## Objective
The entries below contain a line with "Clone this chart in Plotly." and a line with "-0.219, -0.323, -0.632]". Retype exactly everything from the first down to the second, both included, and nothing else.
[Start]
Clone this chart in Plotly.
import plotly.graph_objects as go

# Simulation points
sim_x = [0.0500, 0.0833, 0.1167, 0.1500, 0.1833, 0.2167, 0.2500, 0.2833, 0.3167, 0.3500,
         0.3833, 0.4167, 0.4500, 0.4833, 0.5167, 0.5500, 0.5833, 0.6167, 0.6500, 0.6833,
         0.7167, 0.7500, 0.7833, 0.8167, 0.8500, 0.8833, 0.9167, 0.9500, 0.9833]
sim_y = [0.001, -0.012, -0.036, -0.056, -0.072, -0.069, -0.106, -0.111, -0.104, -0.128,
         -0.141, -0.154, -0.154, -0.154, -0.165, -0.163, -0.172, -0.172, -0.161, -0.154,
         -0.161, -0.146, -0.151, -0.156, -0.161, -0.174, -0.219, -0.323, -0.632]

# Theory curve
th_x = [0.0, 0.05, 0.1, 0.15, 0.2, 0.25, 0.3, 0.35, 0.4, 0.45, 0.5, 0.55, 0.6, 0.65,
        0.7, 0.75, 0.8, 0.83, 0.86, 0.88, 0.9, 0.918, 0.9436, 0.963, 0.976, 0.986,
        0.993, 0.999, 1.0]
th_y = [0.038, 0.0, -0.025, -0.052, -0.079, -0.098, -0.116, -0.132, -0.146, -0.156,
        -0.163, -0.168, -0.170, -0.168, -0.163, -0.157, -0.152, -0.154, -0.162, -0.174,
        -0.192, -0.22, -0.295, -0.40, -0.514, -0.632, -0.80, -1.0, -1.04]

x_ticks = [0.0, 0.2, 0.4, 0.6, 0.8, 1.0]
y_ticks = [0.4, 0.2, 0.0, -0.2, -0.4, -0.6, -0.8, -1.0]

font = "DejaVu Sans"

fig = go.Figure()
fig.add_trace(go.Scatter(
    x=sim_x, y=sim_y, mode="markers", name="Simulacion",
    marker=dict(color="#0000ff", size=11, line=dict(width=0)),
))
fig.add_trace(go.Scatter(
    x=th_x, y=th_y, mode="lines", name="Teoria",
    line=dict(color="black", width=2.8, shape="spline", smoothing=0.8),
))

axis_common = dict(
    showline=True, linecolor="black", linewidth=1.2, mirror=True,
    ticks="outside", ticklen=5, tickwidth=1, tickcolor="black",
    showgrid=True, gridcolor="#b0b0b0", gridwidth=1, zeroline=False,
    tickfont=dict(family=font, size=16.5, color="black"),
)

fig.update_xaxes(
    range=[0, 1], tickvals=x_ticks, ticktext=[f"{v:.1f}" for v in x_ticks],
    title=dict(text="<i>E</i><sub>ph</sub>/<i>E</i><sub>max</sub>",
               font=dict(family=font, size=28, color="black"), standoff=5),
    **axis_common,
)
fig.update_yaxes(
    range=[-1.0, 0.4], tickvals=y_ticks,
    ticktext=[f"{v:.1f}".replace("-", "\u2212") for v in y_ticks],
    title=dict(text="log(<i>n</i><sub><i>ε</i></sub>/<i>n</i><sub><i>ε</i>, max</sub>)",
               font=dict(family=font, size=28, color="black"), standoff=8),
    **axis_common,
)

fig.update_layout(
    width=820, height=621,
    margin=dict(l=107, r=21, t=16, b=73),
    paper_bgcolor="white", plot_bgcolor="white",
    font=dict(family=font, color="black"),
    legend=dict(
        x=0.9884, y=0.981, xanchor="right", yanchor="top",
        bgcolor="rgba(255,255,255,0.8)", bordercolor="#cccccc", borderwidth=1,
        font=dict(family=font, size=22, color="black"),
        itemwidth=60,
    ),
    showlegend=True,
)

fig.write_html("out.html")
[End]
[Start]
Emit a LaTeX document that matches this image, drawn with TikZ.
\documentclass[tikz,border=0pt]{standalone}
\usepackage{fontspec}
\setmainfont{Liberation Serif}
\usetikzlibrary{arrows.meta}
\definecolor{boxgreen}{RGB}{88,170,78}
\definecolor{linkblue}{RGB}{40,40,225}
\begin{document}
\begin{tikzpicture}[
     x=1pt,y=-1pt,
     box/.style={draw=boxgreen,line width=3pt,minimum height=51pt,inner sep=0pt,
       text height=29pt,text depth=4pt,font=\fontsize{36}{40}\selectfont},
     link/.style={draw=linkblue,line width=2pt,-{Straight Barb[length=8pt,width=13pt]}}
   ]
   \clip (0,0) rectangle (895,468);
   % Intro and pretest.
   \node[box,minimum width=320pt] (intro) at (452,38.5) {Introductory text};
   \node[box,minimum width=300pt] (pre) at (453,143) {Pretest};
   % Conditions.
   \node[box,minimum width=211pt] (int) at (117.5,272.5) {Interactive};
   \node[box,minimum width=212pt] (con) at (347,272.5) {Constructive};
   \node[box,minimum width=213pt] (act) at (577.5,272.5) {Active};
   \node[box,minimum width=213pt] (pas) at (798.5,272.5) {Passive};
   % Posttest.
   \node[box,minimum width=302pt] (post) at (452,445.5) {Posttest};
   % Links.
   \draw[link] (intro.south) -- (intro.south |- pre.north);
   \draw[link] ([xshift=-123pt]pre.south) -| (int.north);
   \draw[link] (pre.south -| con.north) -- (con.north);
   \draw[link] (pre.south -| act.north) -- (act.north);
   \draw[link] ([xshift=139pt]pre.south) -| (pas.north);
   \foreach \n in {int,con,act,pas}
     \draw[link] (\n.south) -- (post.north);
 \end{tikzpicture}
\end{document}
[End]
## Complete answer
Clone this chart in Plotly.
import plotly.graph_objects as go

# Simulation points
sim_x = [0.0500, 0.0833, 0.1167, 0.1500, 0.1833, 0.2167, 0.2500, 0.2833, 0.3167, 0.3500,
         0.3833, 0.4167, 0.4500, 0.4833, 0.5167, 0.5500, 0.5833, 0.6167, 0.6500, 0.6833,
         0.7167, 0.7500, 0.7833, 0.8167, 0.8500, 0.8833, 0.9167, 0.9500, 0.9833]
sim_y = [0.001, -0.012, -0.036, -0.056, -0.072, -0.069, -0.106, -0.111, -0.104, -0.128,
         -0.141, -0.154, -0.154, -0.154, -0.165, -0.163, -0.172, -0.172, -0.161, -0.154,
         -0.161, -0.146, -0.151, -0.156, -0.161, -0.174, -0.219, -0.323, -0.632]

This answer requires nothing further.